╭─ The data

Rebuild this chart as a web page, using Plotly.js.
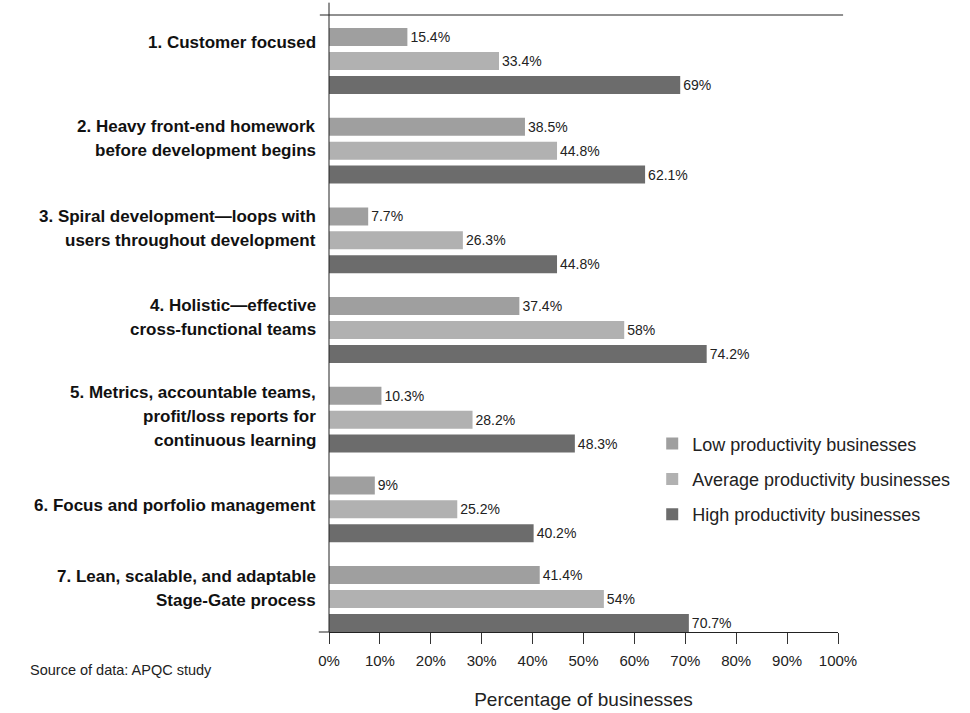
<!DOCTYPE html>
<html>
<head>
<meta charset="utf-8">
<script src="https://cdn.plot.ly/plotly-3.0.1.min.js"></script>
<style>html,body{margin:0;padding:0;background:#fff;}#chart{width:970px;height:713px;}</style>
</head>
<body>
<div id="chart"></div>
<script>
// ---- data ----
var categories = ["c1","c2","c3","c4","c5","c6","c7"];
var categoryLines = [
  ["1. Customer focused"],
  ["2. Heavy front-end homework", "before development begins"],
  ["3. Spiral development\u2014loops with", "users throughout development"],
  ["4. Holistic\u2014effective", "cross-functional teams"],
  ["5. Metrics, accountable teams,", "profit/loss reports for", "continuous learning"],
  ["6. Focus and porfolio management"],
  ["7. Lean, scalable, and adaptable", "Stage-Gate process"]
];
var seriesNames = ["Low productivity businesses", "Average productivity businesses", "High productivity businesses"];
var lowValues  = [15.4, 38.5, 7.7, 37.4, 10.3, 9, 41.4];
var avgValues  = [33.4, 44.8, 26.3, 58, 28.2, 25.2, 54];
var highValues = [69, 62.1, 44.8, 74.2, 48.3, 40.2, 70.7];
var tickVals   = [0,10,20,30,40,50,60,70,80,90,100];
var tickLabels = ["0%","10%","20%","30%","40%","50%","60%","70%","80%","90%","100%"];
var sourceNote = "Source of data: APQC study";
var xTitle = "Percentage of businesses";

// ---- style ----
var FONT = "Liberation Sans, Arial, sans-serif";
var colors = ["#9f9f9f", "#b1b1b1", "#6c6c6c"];
var firstLineShift = [-19, -24, -24, -25, -27, -4, -23]; // px offsets of first label line from group centre
var lineStep = 24;

var valueSets = [lowValues, avgValues, highValues];
var traces = valueSets.map(function (vals, i) {
  return {
    type: "bar",
    orientation: "h",
    name: seriesNames[i],
    legendgroup: "g" + i,
    y: categories,
    x: vals,
    marker: {color: colors[i], line: {width: 0}},
    text: vals.map(function (v) { return v + "%"; }),
    textposition: "outside",
    textfont: {family: FONT, size: 14, color: "#222"},
    cliponaxis: false,
    hoverinfo: "skip"
  };
});

var annotations = [];
categoryLines.forEach(function (lines, ci) {
  lines.forEach(function (ln, li) {
    annotations.push({
      xref: "paper", yref: "y", x: -0.022, y: categories[ci],
      xanchor: "right", yanchor: "middle",
      yshift: -(firstLineShift[ci] + li * lineStep),
      text: "<b>" + ln + "</b>", showarrow: false,
      font: {family: FONT, size: 17, color: "#111"}
    });
  });
});
annotations.push({
  xref: "paper", yref: "paper", x: -0.591, y: -0.0616,
  xanchor: "left", yanchor: "middle", showarrow: false,
  text: sourceNote,
  font: {family: FONT, size: 14.5, color: "#222"}
});

var layout = {
  width: 970, height: 713,
  margin: {l: 329, r: 132, t: 15, b: 81},
  paper_bgcolor: "#fff", plot_bgcolor: "#fff",
  barmode: "group", bargap: 0.2, bargroupgap: 0.25,
  showlegend: true,
  legend: {
    x: 0.635, y: 0.335, xanchor: "left", yanchor: "top",
    bgcolor: "rgba(0,0,0,0)", tracegroupgap: 9, traceorder: "grouped",
    font: {family: FONT, size: 18, color: "#222"}
  },
  xaxis: {
    range: [0, 100], autorange: false,
    tickvals: tickVals, ticktext: tickLabels,
    ticks: "outside", ticklen: 11, tickcolor: "#333", tickwidth: 1,
    ticklabelstandoff: 4,
    showline: true, linecolor: "#222", linewidth: 1,
    showgrid: false, zeroline: false,
    tickfont: {family: FONT, size: 15, color: "#222"},
    title: {text: xTitle, standoff: 24, font: {family: FONT, size: 19, color: "#222"}}
  },
  yaxis: {
    type: "category", categoryorder: "array", categoryarray: categories,
    range: [6.368, -0.513], autorange: false,
    showticklabels: false, ticks: "", showgrid: false, zeroline: false, showline: false
  },
  shapes: [
    {type: "line", xref: "paper", yref: "paper", x0: 0, x1: 0, y0: 0, y1: 1.02, line: {color: "#222", width: 1}},
    {type: "line", xref: "paper", yref: "paper", x0: -0.018, x1: 1.01, y0: 1, y1: 1, line: {color: "#222", width: 1}},
    {type: "line", xref: "paper", yref: "paper", x0: -0.02, x1: 0, y0: 0, y1: 0, line: {color: "#222", width: 1}}
  ],
  annotations: annotations
};

Plotly.newPlot("chart", traces, layout, {displayModeBar: false, staticPlot: true});
</script>
</body>
</html>
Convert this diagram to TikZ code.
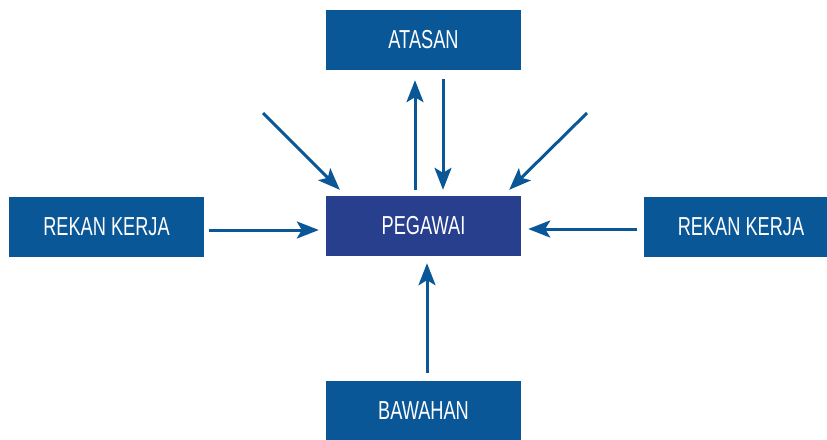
\documentclass[tikz,border=0pt]{standalone}
\usepackage{fontspec}
\setmainfont[FakeStretch=0.7]{Liberation Sans}
\usetikzlibrary{arrows.meta,calc}
\definecolor{boxblue}{HTML}{0A5798}
\definecolor{mainblue}{HTML}{283F8E}
\begin{document}
\begin{tikzpicture}[x=1pt,y=-1pt,
  role/.style={fill=boxblue, text=white, minimum width=195pt, minimum height=60pt,
    inner sep=0pt, font=\fontsize{26}{28}\selectfont},
  flow/.style={draw=boxblue, line width=3pt,
    -{Stealth[length=22pt, width=17pt, inset=5pt]}}]
  \useasboundingbox (0,0) rectangle (827,439);
  \clip (0,0) rectangle (827,439);
  % boxes
  \node[role] (atasan) at (423.5,40) {ATASAN};
  \node[role, fill=mainblue] (pegawai) at (423.5,226) {PEGAWAI};
  \node[role] (bawahan) at (423.5,411) {BAWAHAN};
  \node[role] (kiri) at (106.5,226.5) {REKAN KERJA};
  \node[role] (kanan) at (741,226.5) {REKAN KERJA};
  % free ends of the diagonal arrows
  \coordinate (dl) at (263,113);
  \coordinate (dr) at (587,113);
  % connectors
  \draw[flow] ($(pegawai.north)+(-8.5,-6)$) -- ($(atasan.south)+(-8.5,10)$);
  \draw[flow] ($(atasan.south)+(19.5,9)$) -- ($(pegawai.north)+(19.5,-6)$);
  \draw[flow] (dl) -- ($(pegawai.north west)+(14,-6)$);
  \draw[flow] (dr) -- ($(pegawai.north east)+(-12,-6)$);
  \draw[flow] ($(kiri.east)+(5,3.5)$) -- ($(pegawai.west)+(-7,4)$);
  \draw[flow] ($(kanan.west)+(-6,2.5)$) -- ($(pegawai.east)+(7,3)$);
  \draw[flow] ($(bawahan.north)+(3.5,-8)$) -- ($(pegawai.south)+(3.5,7)$);
\end{tikzpicture}
\end{document}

╰─

**Exercise:** Keep the pictures out and write out the records exactly.

**Response to this task:**
Rebuild this chart as a web page, using Plotly.js.
<!DOCTYPE html>
<html>
<head>
<meta charset="utf-8">
<script src="https://cdn.plot.ly/plotly-3.0.1.min.js"></script>
<style>html,body{margin:0;padding:0;background:#fff;}#chart{width:970px;height:713px;}</style>
</head>
<body>
<div id="chart"></div>
<script>
// ---- data ----
var categories = ["c1","c2","c3","c4","c5","c6","c7"];
var categoryLines = [
  ["1. Customer focused"],
  ["2. Heavy front-end homework", "before development begins"],
  ["3. Spiral development\u2014loops with", "users throughout development"],
  ["4. Holistic\u2014effective", "cross-functional teams"],
  ["5. Metrics, accountable teams,", "profit/loss reports for", "continuous learning"],
  ["6. Focus and porfolio management"],
  ["7. Lean, scalable, and adaptable", "Stage-Gate process"]
];
var seriesNames = ["Low productivity businesses", "Average productivity businesses", "High productivity businesses"];
var lowValues  = [15.4, 38.5, 7.7, 37.4, 10.3, 9, 41.4];
var avgValues  = [33.4, 44.8, 26.3, 58, 28.2, 25.2, 54];
var highValues = [69, 62.1, 44.8, 74.2, 48.3, 40.2, 70.7];
var tickVals   = [0,10,20,30,40,50,60,70,80,90,100];
var tickLabels = ["0%","10%","20%","30%","40%","50%","60%","70%","80%","90%","100%"];
var sourceNote = "Source of data: APQC study";
var xTitle = "Percentage of businesses";

// ---- style ----
var FONT = "Liberation Sans, Arial, sans-serif";
var colors = ["#9f9f9f", "#b1b1b1", "#6c6c6c"];
var firstLineShift = [-19, -24, -24, -25, -27, -4, -23]; // px offsets of first label line from group centre
var lineStep = 24;

var valueSets = [lowValues, avgValues, highValues];
var traces = valueSets.map(function (vals, i) {
  return {
    type: "bar",
    orientation: "h",
    name: seriesNames[i],
    legendgroup: "g" + i,
    y: categories,
    x: vals,
    marker: {color: colors[i], line: {width: 0}},
    text: vals.map(function (v) { return v + "%"; }),
    textposition: "outside",
    textfont: {family: FONT, size: 14, color: "#222"},
    cliponaxis: false,
    hoverinfo: "skip"
  };
});

var annotations = [];
categoryLines.forEach(function (lines, ci) {
  lines.forEach(function (ln, li) {
    annotations.push({
      xref: "paper", yref: "y", x: -0.022, y: categories[ci],
      xanchor: "right", yanchor: "middle",
      yshift: -(firstLineShift[ci] + li * lineStep),
      text: "<b>" + ln + "</b>", showarrow: false,
      font: {family: FONT, size: 17, color: "#111"}
    });
  });
});
annotations.push({
  xref: "paper", yref: "paper", x: -0.591, y: -0.0616,
  xanchor: "left", yanchor: "middle", showarrow: false,
  text: sourceNote,
  font: {family: FONT, size: 14.5, color: "#222"}
});

var layout = {
  width: 970, height: 713,
  margin: {l: 329, r: 132, t: 15, b: 81},
  paper_bgcolor: "#fff", plot_bgcolor: "#fff",
  barmode: "group", bargap: 0.2, bargroupgap: 0.25,
  showlegend: true,
  legend: {
    x: 0.635, y: 0.335, xanchor: "left", yanchor: "top",
    bgcolor: "rgba(0,0,0,0)", tracegroupgap: 9, traceorder: "grouped",
    font: {family: FONT, size: 18, color: "#222"}
  },
  xaxis: {
    range: [0, 100], autorange: false,
    tickvals: tickVals, ticktext: tickLabels,
    ticks: "outside", ticklen: 11, tickcolor: "#333", tickwidth: 1,
    ticklabelstandoff: 4,
    showline: true, linecolor: "#222", linewidth: 1,
    showgrid: false, zeroline: false,
    tickfont: {family: FONT, size: 15, color: "#222"},
    title: {text: xTitle, standoff: 24, font: {family: FONT, size: 19, color: "#222"}}
  },
  yaxis: {
    type: "category", categoryorder: "array", categoryarray: categories,
    range: [6.368, -0.513], autorange: false,
    showticklabels: false, ticks: "", showgrid: false, zeroline: false, showline: false
  },
  shapes: [
    {type: "line", xref: "paper", yref: "paper", x0: 0, x1: 0, y0: 0, y1: 1.02, line: {color: "#222", width: 1}},
    {type: "line", xref: "paper", yref: "paper", x0: -0.018, x1: 1.01, y0: 1, y1: 1, line: {color: "#222", width: 1}},
    {type: "line", xref: "paper", yref: "paper", x0: -0.02, x1: 0, y0: 0, y1: 0, line: {color: "#222", width: 1}}
  ],
  annotations: annotations
};

Plotly.newPlot("chart", traces, layout, {displayModeBar: false, staticPlot: true});
</script>
</body>
</html>
Convert this diagram to TikZ code.
\documentclass[tikz,border=0pt]{standalone}
\usepackage{fontspec}
\setmainfont[FakeStretch=0.7]{Liberation Sans}
\usetikzlibrary{arrows.meta,calc}
\definecolor{boxblue}{HTML}{0A5798}
\definecolor{mainblue}{HTML}{283F8E}
\begin{document}
\begin{tikzpicture}[x=1pt,y=-1pt,
  role/.style={fill=boxblue, text=white, minimum width=195pt, minimum height=60pt,
    inner sep=0pt, font=\fontsize{26}{28}\selectfont},
  flow/.style={draw=boxblue, line width=3pt,
    -{Stealth[length=22pt, width=17pt, inset=5pt]}}]
  \useasboundingbox (0,0) rectangle (827,439);
  \clip (0,0) rectangle (827,439);
  % boxes
  \node[role] (atasan) at (423.5,40) {ATASAN};
  \node[role, fill=mainblue] (pegawai) at (423.5,226) {PEGAWAI};
  \node[role] (bawahan) at (423.5,411) {BAWAHAN};
  \node[role] (kiri) at (106.5,226.5) {REKAN KERJA};
  \node[role] (kanan) at (741,226.5) {REKAN KERJA};
  % free ends of the diagonal arrows
  \coordinate (dl) at (263,113);
  \coordinate (dr) at (587,113);
  % connectors
  \draw[flow] ($(pegawai.north)+(-8.5,-6)$) -- ($(atasan.south)+(-8.5,10)$);
  \draw[flow] ($(atasan.south)+(19.5,9)$) -- ($(pegawai.north)+(19.5,-6)$);
  \draw[flow] (dl) -- ($(pegawai.north west)+(14,-6)$);
  \draw[flow] (dr) -- ($(pegawai.north east)+(-12,-6)$);
  \draw[flow] ($(kiri.east)+(5,3.5)$) -- ($(pegawai.west)+(-7,4)$);
  \draw[flow] ($(kanan.west)+(-6,2.5)$) -- ($(pegawai.east)+(7,3)$);
  \draw[flow] ($(bawahan.north)+(3.5,-8)$) -- ($(pegawai.south)+(3.5,7)$);
\end{tikzpicture}
\end{document}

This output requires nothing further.